Soviet radar calibration satellite

Kosmos 423 (Космос 423 meaning Cosmos 423), known before launch as DS-P1-Yu No.47, was a Soviet satellite which was launched in 1971 as part of the Dnepropetrovsk Sputnik programme. It was a 325 kg spacecraft, which was built by the Yuzhnoye Design Bureau, and was used as a radar calibration target for anti-ballistic missile tests.

== Launch ==
Kosmos 423 was successfully launched into low Earth orbit on 27 May 1971, with the rocket lifting off at 11:59:55 UTC. The launch took place from Site 133/1 at the Plesetsk Cosmodrome, and used a Kosmos-2I 63SM carrier rocket.

== Orbit ==
Upon reaching orbit, it was assigned its Kosmos designation, and received the International Designator 1971-047A.

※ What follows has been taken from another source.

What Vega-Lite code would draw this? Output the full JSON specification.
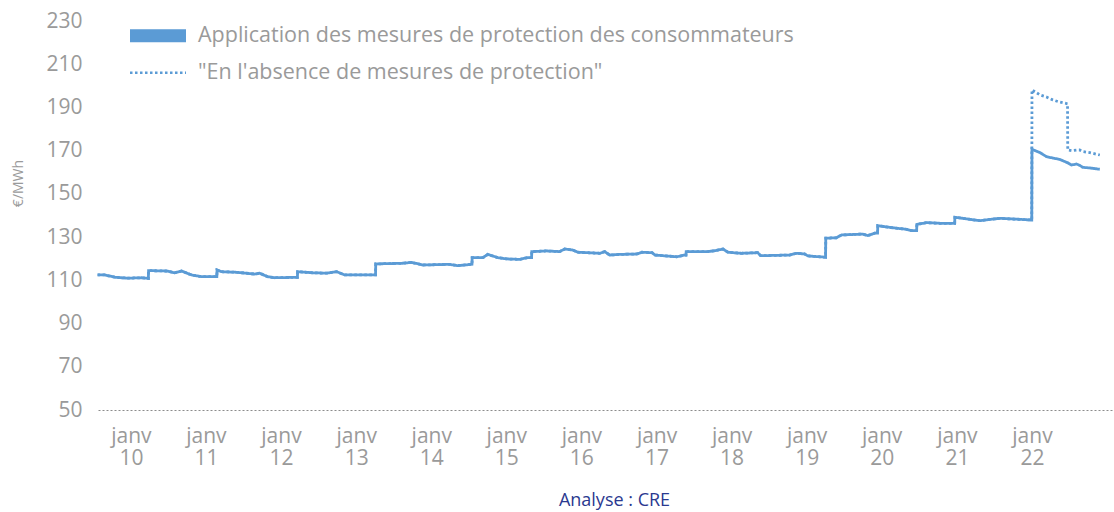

Kosmos 423 was the forty-third of seventy nine DS-P1-Yu satellites to be launched, and the thirty-ninth of seventy two to successfully reach orbit. It was operated in an orbit with a perigee of 268 km, an apogee of 462 km, 71 degrees of inclination, and an orbital period of 91.8 minutes. It remained in orbit until it decayed and reentered the atmosphere on 26 November 1971.